El caso más famoso es el motor eléctrico, que parecía que transformaría el sector manufacturero estadounidense en la década de 1890, pero cuya revolución no se materializó hasta los años 1920. Para sacar provecho de la nueva tecnología, los propietarios de fábricas tuvieron que cambiar de arriba abajo sus organizaciones, con una nueva arquitectura, nuevos procesos y formación. Los estudios iniciales de Brynjolfsson en los años 90 arrojaron que las compañías extraían escaso beneficio de invertir en ordenadores a menos que llevasen a cabo una reorganización.
Si los beneficios de las nuevas ideas son reales pero tardan en materializarse, puede ser el hecho que explique la propia ralentización de la productividad. Pongamos el caso del coche autónomo: por el momento supone un gasto en investigación, todo costes sin beneficio. Más tarde, empezará a desplazar a los coches tradicionales y a muchos negocios relacionados, desde garajes a talleres. 

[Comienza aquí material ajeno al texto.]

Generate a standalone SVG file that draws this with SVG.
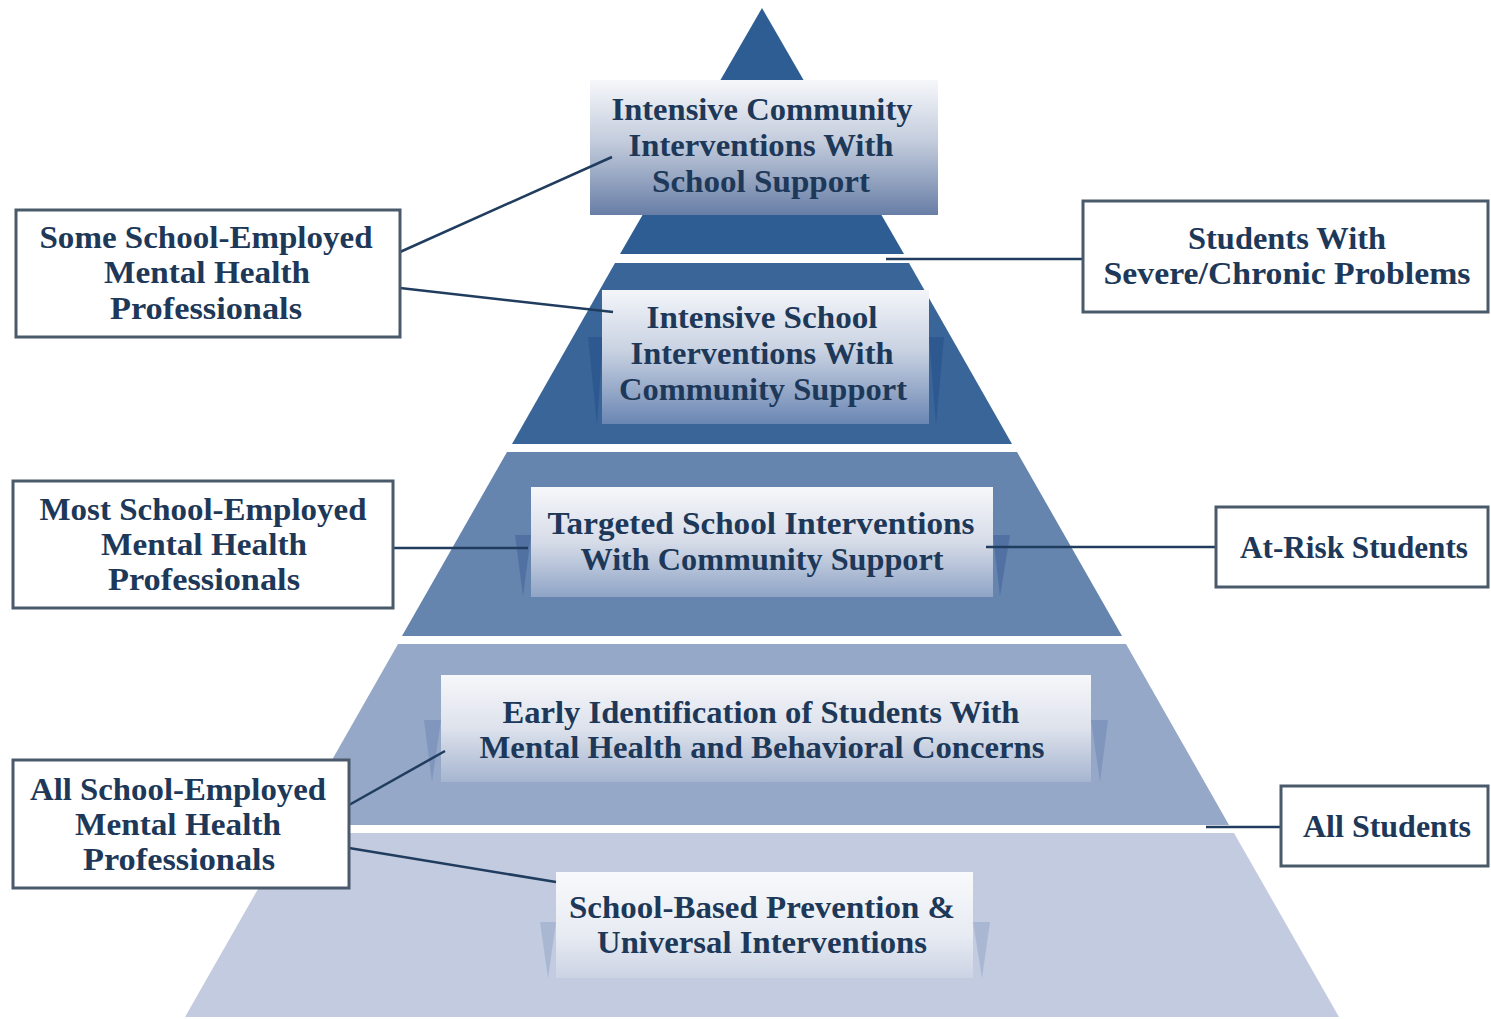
<svg xmlns="http://www.w3.org/2000/svg" width="1491" height="1019" viewBox="0 0 1491 1019">
<defs>
<linearGradient id="g1" x1="0" y1="0" x2="0" y2="1"><stop offset="0" stop-color="#f6f7fa"/><stop offset="0.45" stop-color="#c4cddd"/><stop offset="1" stop-color="#687ea6"/></linearGradient>
<linearGradient id="g2" x1="0" y1="0" x2="0" y2="1"><stop offset="0" stop-color="#f3f5f9"/><stop offset="0.45" stop-color="#c9d2e2"/><stop offset="1" stop-color="#6a86b3"/></linearGradient>
<linearGradient id="g3" x1="0" y1="0" x2="0" y2="1"><stop offset="0" stop-color="#f6f7fa"/><stop offset="0.5" stop-color="#d6dce8"/><stop offset="1" stop-color="#8fa4c6"/></linearGradient>
<linearGradient id="g4" x1="0" y1="0" x2="0" y2="1"><stop offset="0" stop-color="#f6f7fa"/><stop offset="0.5" stop-color="#dde2ec"/><stop offset="1" stop-color="#a6b5d0"/></linearGradient>
<linearGradient id="g5" x1="0" y1="0" x2="0" y2="1"><stop offset="0" stop-color="#f8f9fb"/><stop offset="0.6" stop-color="#e7ebf2"/><stop offset="1" stop-color="#cbd3e4"/></linearGradient>
<style>
.lbl{font-family:"Liberation Serif","Times New Roman",serif;font-weight:bold;font-size:31px;fill:#1d3858;text-anchor:middle}
.side{fill:#ffffff;stroke:#4b5a6b;stroke-width:3}
.conn{stroke:#203c5e;stroke-width:2.5;fill:none}
.fold{opacity:0.55}
</style>
</defs>
<rect width="1491" height="1019" fill="#ffffff"/>

<g id="tier1">
<polygon points="762,8 904,254 620,254" fill="#2d5d93"/>
<rect x="590" y="80" width="348" height="135" fill="url(#g1)"/>
<text class="lbl" x="762" y="120" textLength="301" lengthAdjust="spacingAndGlyphs">Intensive Community</text>
<text class="lbl" x="761" y="156" textLength="265" lengthAdjust="spacingAndGlyphs">Interventions With</text>
<text class="lbl" x="761" y="192" textLength="218" lengthAdjust="spacingAndGlyphs">School Support</text>
</g>

<g id="tier2">
<polygon points="615,263 909,263 1012,444 512,444" fill="#3a6598"/>
<polygon class="fold" points="588,337 603,337 597,425" fill="#24508a"/>
<polygon class="fold" points="929,337 944,337 936,425" fill="#24508a"/>
<rect x="602" y="290" width="327" height="134" fill="url(#g2)"/>
<text class="lbl" x="762" y="328" textLength="231" lengthAdjust="spacingAndGlyphs">Intensive School</text>
<text class="lbl" x="762" y="364" textLength="263" lengthAdjust="spacingAndGlyphs">Interventions With</text>
<text class="lbl" x="763" y="400" textLength="288" lengthAdjust="spacingAndGlyphs">Community Support</text>
</g>

<g id="tier3">
<polygon points="507,452 1017,452 1122,636 402,636" fill="#6584ae"/>
<polygon class="fold" points="515,535 531,535 523,596" fill="#3f6399"/>
<polygon class="fold" points="993,535 1010,535 1000,596" fill="#3f6399"/>
<rect x="531" y="487" width="462" height="110" fill="url(#g3)"/>
<text class="lbl" x="761" y="534" textLength="427" lengthAdjust="spacingAndGlyphs">Targeted School Interventions</text>
<text class="lbl" x="762" y="570" textLength="363" lengthAdjust="spacingAndGlyphs">With Community Support</text>
</g>

<g id="tier4">
<polygon points="398,644 1126,644 1229,825 295,825" fill="#95a8c8"/>
<polygon class="fold" points="424,720 441,720 432,782" fill="#6f86b2"/>
<polygon class="fold" points="1091,720 1108,720 1100,782" fill="#6f86b2"/>
<rect x="441" y="675" width="650" height="107" fill="url(#g4)"/>
<text class="lbl" x="761" y="723" textLength="517" lengthAdjust="spacingAndGlyphs">Early Identification of Students With</text>
<text class="lbl" x="762" y="758" textLength="565" lengthAdjust="spacingAndGlyphs">Mental Health and Behavioral Concerns</text>
</g>

<g id="tier5">
<polygon points="290,833 1234,833 1339,1017 185,1017" fill="#c2cbdf"/>
<polygon class="fold" points="540,922 556,922 548,978" fill="#96a8c9"/>
<polygon class="fold" points="973,922 990,922 982,978" fill="#96a8c9"/>
<rect x="556" y="872" width="417" height="106" fill="url(#g5)"/>
<text class="lbl" x="762" y="918" textLength="386" lengthAdjust="spacingAndGlyphs">School-Based Prevention &amp;</text>
<text class="lbl" x="762" y="953" textLength="330" lengthAdjust="spacingAndGlyphs">Universal Interventions</text>
</g>

<g id="connectors">
<line class="conn" x1="400" y1="252" x2="612" y2="157"/>
<line class="conn" x1="400" y1="288" x2="613" y2="312"/>
<line class="conn" x1="886" y1="259" x2="1083" y2="259"/>
<line class="conn" x1="393" y1="548" x2="528" y2="548"/>
<line class="conn" x1="986" y1="547" x2="1216" y2="547"/>
<line class="conn" x1="349" y1="805" x2="445" y2="751"/>
<line class="conn" x1="349" y1="848" x2="556" y2="882"/>
<line class="conn" x1="1206" y1="827" x2="1281" y2="827"/>
</g>

<g id="some-professionals">
<rect class="side" x="16" y="210" width="384" height="127"/>
<text class="lbl" x="206" y="248" textLength="333" lengthAdjust="spacingAndGlyphs">Some School-Employed</text>
<text class="lbl" x="207" y="283" textLength="206" lengthAdjust="spacingAndGlyphs">Mental Health</text>
<text class="lbl" x="206" y="319" textLength="192" lengthAdjust="spacingAndGlyphs">Professionals</text>
</g>

<g id="most-professionals">
<rect class="side" x="13" y="481" width="380" height="127"/>
<text class="lbl" x="203" y="520" textLength="327" lengthAdjust="spacingAndGlyphs">Most School-Employed</text>
<text class="lbl" x="204" y="555" textLength="206" lengthAdjust="spacingAndGlyphs">Mental Health</text>
<text class="lbl" x="204" y="590" textLength="192" lengthAdjust="spacingAndGlyphs">Professionals</text>
</g>

<g id="all-professionals">
<rect class="side" x="13" y="760" width="336" height="128"/>
<text class="lbl" x="178" y="800" textLength="296" lengthAdjust="spacingAndGlyphs">All School-Employed</text>
<text class="lbl" x="178" y="835" textLength="206" lengthAdjust="spacingAndGlyphs">Mental Health</text>
<text class="lbl" x="179" y="870" textLength="192" lengthAdjust="spacingAndGlyphs">Professionals</text>
</g>

<g id="severe-students">
<rect class="side" x="1083" y="201" width="405" height="111"/>
<text class="lbl" x="1287" y="249" textLength="198" lengthAdjust="spacingAndGlyphs">Students With</text>
<text class="lbl" x="1287" y="284" textLength="367" lengthAdjust="spacingAndGlyphs">Severe/Chronic Problems</text>
</g>

<g id="at-risk-students">
<rect class="side" x="1216" y="507" width="272" height="80"/>
<text class="lbl" x="1354" y="558" textLength="228" lengthAdjust="spacingAndGlyphs">At-Risk Students</text>
</g>

<g id="all-students">
<rect class="side" x="1281" y="786" width="207" height="80"/>
<text class="lbl" x="1387" y="837" textLength="168" lengthAdjust="spacingAndGlyphs">All Students</text>
</g>
</svg>
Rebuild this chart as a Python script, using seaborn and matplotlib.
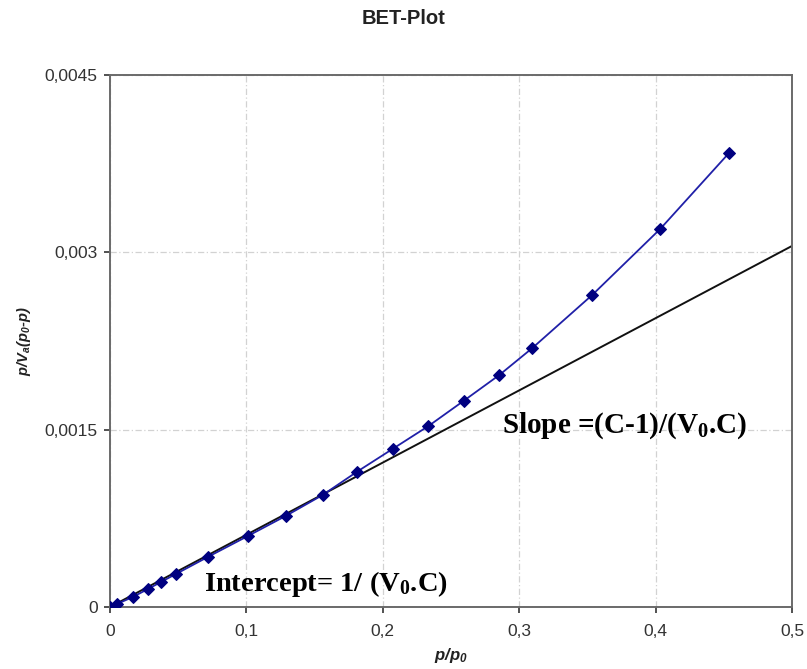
import matplotlib
matplotlib.use("Agg")
import matplotlib.pyplot as plt
import seaborn as sns
import pandas as pd

# ---- data ----
rel_pressure = [0.0, 0.005, 0.0168, 0.0278, 0.0373, 0.0483, 0.0717, 0.101,
                0.1288, 0.156, 0.1808, 0.2072, 0.2335, 0.2592, 0.2855,
                0.3097, 0.3536, 0.4034, 0.4539]
bet_values = [0.0, 0.000025, 0.000085, 0.000152, 0.000211, 0.000279,
              0.000423, 0.000600, 0.000770, 0.000948, 0.001142, 0.001337,
              0.001531, 0.001743, 0.001963, 0.002191, 0.002640, 0.003198,
              0.003841]
fit_x = [0.0, 0.5]
fit_y = [0.0, 0.003054]

xticks = [0.0, 0.1, 0.2, 0.3, 0.4, 0.5]
xtick_labels = ["0", "0,1", "0,2", "0,3", "0,4", "0,5"]
yticks = [0.0, 0.0015, 0.003, 0.0045]
ytick_labels = ["0", "0,0015", "0,003", "0,0045"]

title = "BET-Plot"
xlabel = "p/p$_\\mathsf{0}$"
ylabel = "p/V$_\\mathsf{a}$(p$_\\mathsf{0}$-p)"
intercept_text = "Intercept= 1/ (V$_0$.C)"
slope_text = "Slope =(C-1)/(V$_0$.C)"

# ---- style ----
sns.set_style("white")
plt.rcParams["font.family"] = ["Liberation Sans", "DejaVu Sans"]
plt.rcParams["mathtext.fontset"] = "custom"
plt.rcParams["mathtext.rm"] = "Liberation Serif:bold"
plt.rcParams["mathtext.sf"] = "Liberation Sans:bold:italic"
plt.rcParams["mathtext.it"] = "Liberation Serif:bold:italic"
plt.rcParams["mathtext.bf"] = "Liberation Serif:bold"

fig = plt.figure(figsize=(8.07, 6.69), dpi=100)
ax = fig.add_axes([110 / 807, 1 - 607 / 669, (792 - 110) / 807, (607 - 75) / 669])

df = pd.DataFrame({"x": rel_pressure, "y": bet_values})
fit_df = pd.DataFrame({"x": fit_x, "y": fit_y})

sns.lineplot(data=fit_df, x="x", y="y", ax=ax, color="#111111", linewidth=1.4, zorder=2)
sns.lineplot(data=df, x="x", y="y", ax=ax, color="#2020a8", linewidth=1.3,
             marker="D", markersize=6, markerfacecolor="#000080",
             markeredgecolor="#000080", zorder=3)

ax.set_xlim(0, 0.5)
ax.set_ylim(0, 0.0045)
ax.set_xticks(xticks)
ax.set_xticklabels(xtick_labels)
ax.set_yticks(yticks)
ax.set_yticklabels(ytick_labels)
ax.tick_params(axis="both", which="major", labelsize=12.5, colors="#333333",
               direction="out", length=4, width=1.2)
ax.tick_params(axis="x", pad=8, labelcolor="#333333")
ax.tick_params(axis="y", pad=5, labelcolor="#333333")
ax.xaxis.set_ticks_position("bottom")
ax.yaxis.set_ticks_position("left")

ax.grid(True, color="#d2d2d2", linewidth=0.9, linestyle=(0, (5, 2, 1, 2)))
for side, sp in ax.spines.items():
    sp.set_visible(True)
    sp.set_color("#6a6a6a")
    sp.set_linewidth(1.4)

ax.set_xlabel(xlabel, fontsize=12, fontweight="bold", fontstyle="italic",
              color="#222222", labelpad=5)
ax.set_ylabel(ylabel, fontsize=10.5, fontweight="bold", fontstyle="italic",
              color="#222222", labelpad=8)

fig.suptitle(title, x=0.5, y=1 - 18 / 669, va="center", fontsize=14.5,
             fontweight="bold", color="#222222")

ax.text(0.0688, 0.000135, intercept_text, fontsize=20.5, fontweight="bold",
        family="Liberation Serif", color="black", va="baseline", ha="left", zorder=4)
ax.text(0.2873, 0.001472, slope_text, fontsize=21, fontweight="bold",
        family="Liberation Serif", color="black", va="baseline", ha="left", zorder=4)

fig.savefig("out.png", dpi=100)
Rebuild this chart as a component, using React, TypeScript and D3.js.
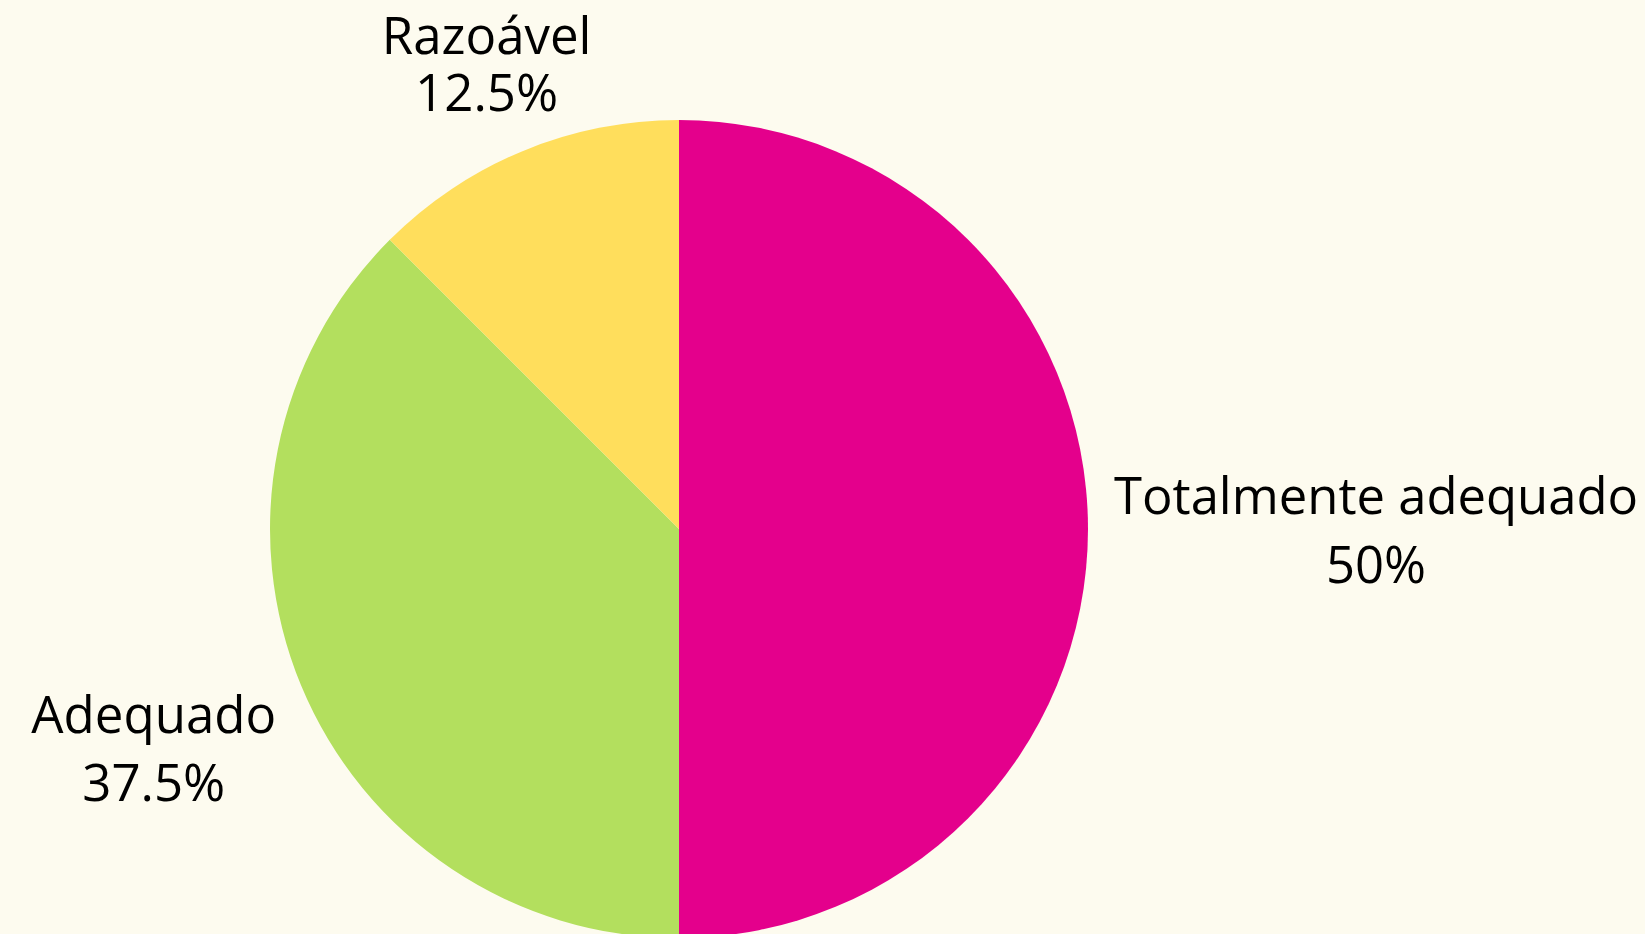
import React from "react";
import * as d3 from "d3";

const categories = ["Totalmente adequado", "Adequado", "Razoável"];
const values = [50, 37.5, 12.5];
const valueLabels = ["50%", "37.5%", "12.5%"];
const colors = ["#E4008C", "#B3DF5E", "#FFDE5C"];

const W = 1645;
const H = 934;
const cx = 679;
const cy = 529;
const R = 409;
const FONT = "'Open Sans', 'Noto Sans', sans-serif";
// label layout (font size, line height, nudge from the default outside placement)
const labelFontSize = [50.8, 51, 51];
const labelLineHeight = [69, 68, 57];
const labelNudgeX = [-1, 2, 96];
const labelNudgeY = [-3, 51, -45];

function measure(text: string, fs: number): number {
  if (typeof document === "undefined") return text.length * fs * 0.55;
  const c = document.createElement("canvas");
  const ctx = c.getContext("2d");
  if (!ctx) return text.length * fs * 0.55;
  ctx.font = `${fs}px 'Open Sans'`;
  return ctx.measureText(text).width;
}

export default function App() {
  const data = categories.map((c, i) => ({ c, v: values[i], l: valueLabels[i], col: colors[i] }));
  const pie = d3.pie<any>().sort(null).value((d) => d.v);
  const arcs = pie(data);
  const arc = d3.arc<any>().innerRadius(0).outerRadius(R);

  return (
    <svg width={W} height={H} style={{ position: "absolute", left: 0, top: 0, background: "#FDFBEF" }}>
      <rect width={W} height={H} fill="#FDFBEF" />
      <g transform={`translate(${cx},${cy})`}>
        {arcs.map((a, i) => (
          <path key={i} d={arc(a) as string} fill={a.data.col} />
        ))}
        {arcs.map((a, i) => {
          const mid = (a.startAngle + a.endAngle) / 2;
          const s = Math.sin(mid);
          const c = -Math.cos(mid);
          const fs = labelFontSize[i];
          const lh = labelLineHeight[i];
          const w = Math.max(measure(a.data.c, fs), measure(a.data.l, fs));
          const h = 108;
          const mx = R * s;
          const my = R * c;
          let dx = w / 2;
          let dy = h / 2;
          if (mx < 0) dx = -dx;
          if (my < 0) dy = -dy;
          const ox = dx + (Math.abs(dy) * (dx > 0 ? 1 : -1)) / 2;
          const oy = Math.abs(my) < 1e-6 ? 0 : dy / (1 + (mx * mx) / (my * my));
          const px = mx + ox + labelNudgeX[i];
          const py = my + oy + labelNudgeY[i];
          const b1 = py - lh / 2 + 22.5;
          return (
            <text key={"t" + i} textAnchor="middle" fontFamily={FONT} fontSize={fs} fill="#000">
              <tspan x={px} y={b1}>{a.data.c}</tspan>
              <tspan x={px} y={b1 + lh}>{a.data.l}</tspan>
            </text>
          );
        })}
      </g>
    </svg>
  );
}
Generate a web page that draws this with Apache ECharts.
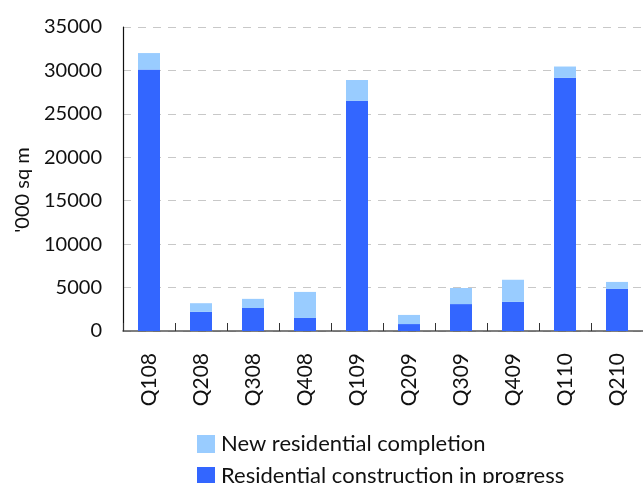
<!DOCTYPE html>
<html>
<head>
<meta charset="utf-8">
<style>
  html, body { margin: 0; padding: 0; background: #ffffff; }
  #chart { width: 643px; height: 483px; }
</style>
<script src="https://cdn.jsdelivr.net/npm/echarts@6/dist/echarts.min.js"></script>
</head>
<body>
<div id="chart"></div>
<script>
// Quarterly residential floor space, '000 sq m
const quarters = ['Q108', 'Q208', 'Q308', 'Q408', 'Q109', 'Q209', 'Q309', 'Q409', 'Q110', 'Q210'];
const inProgress = [30100, 2200, 2650, 1500, 26500, 800, 3100, 3350, 29150, 4850];
const completion = [1900, 1000, 1050, 3000, 2400, 1050, 1850, 2550, 1300, 800];
const yTicks = { min: 0, max: 35000, interval: 5000 };
const yTitle = "'000 sq m";

const FONT = 'Lato, "DejaVu Sans", sans-serif';

const chart = echarts.init(document.getElementById('chart'), null, { renderer: 'canvas' });
chart.setOption({
  animation: false,
  backgroundColor: '#ffffff',
  textStyle: { fontFamily: FONT },
  grid: { left: 123, top: 27, right: -9, bottom: 152, containLabel: false },
  // vertical axis title, sitting a little below the plot's mid-height
  graphic: [{
    type: 'text',
    x: 23,
    y: 190,
    rotation: Math.PI / 2,
    style: {
      text: yTitle,
      fontFamily: FONT,
      fontSize: 20,
      fill: '#111111',
      align: 'center',
      verticalAlign: 'middle'
    }
  }],
  legend: {
    orient: 'vertical',
    left: 192,
    top: 428,
    height: 120,
    itemWidth: 18,
    itemHeight: 18,
    itemGap: 10,
    icon: 'rect',
    data: ['New residential completion', 'Residential construction in progress'],
    textStyle: { fontFamily: FONT, fontSize: 22, color: '#111111', padding: [0, 0, 0, 1] }
  },
  xAxis: {
    type: 'category',
    data: quarters,
    axisLine: { show: true, lineStyle: { color: '#555555', width: 1.5 } },
    axisTick: { show: true, inside: true, length: 8, alignWithLabel: false, lineStyle: { color: '#333333' } },
    axisLabel: { rotate: 90, margin: 22, fontFamily: FONT, fontSize: 21, color: '#111111', interval: 0 }
  },
  yAxis: {
    type: 'value',
    min: yTicks.min,
    max: yTicks.max,
    interval: yTicks.interval,
    axisLine: { show: true, lineStyle: { color: '#111111', width: 1.2 } },
    axisTick: { show: false },
    axisLabel: { margin: 21, fontFamily: FONT, fontSize: 20, color: '#111111', formatter: v => String(v) },
    splitLine: { show: true, lineStyle: { color: '#c8c8c8', type: [8, 7], width: 1.2 } }
  },
  series: [
    {
      name: 'Residential construction in progress',
      type: 'bar',
      stack: 'total',
      data: inProgress,
      barWidth: 22,
      itemStyle: { color: '#3366ff' }
    },
    {
      name: 'New residential completion',
      type: 'bar',
      stack: 'total',
      data: completion,
      barWidth: 22,
      itemStyle: { color: '#99ccff' }
    }
  ]
});
</script>
</body>
</html>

Finalmente, tal vez décadas después de que el coche autónomo sea viable, pueden evidenciarse los beneficios. No basta con inventar una nueva máquina: el progreso económico requiere mucho más que eso. Así, tal vez se trate de un breve respiro antes de que se produzca una explosión de nueva tecnología que cambie el mundo a nuestro alrededor. O tal vez nos aguarden una o dos décadas más de decepción. Ambos escenarios parecen posibles, y prometen un viaje incómodo.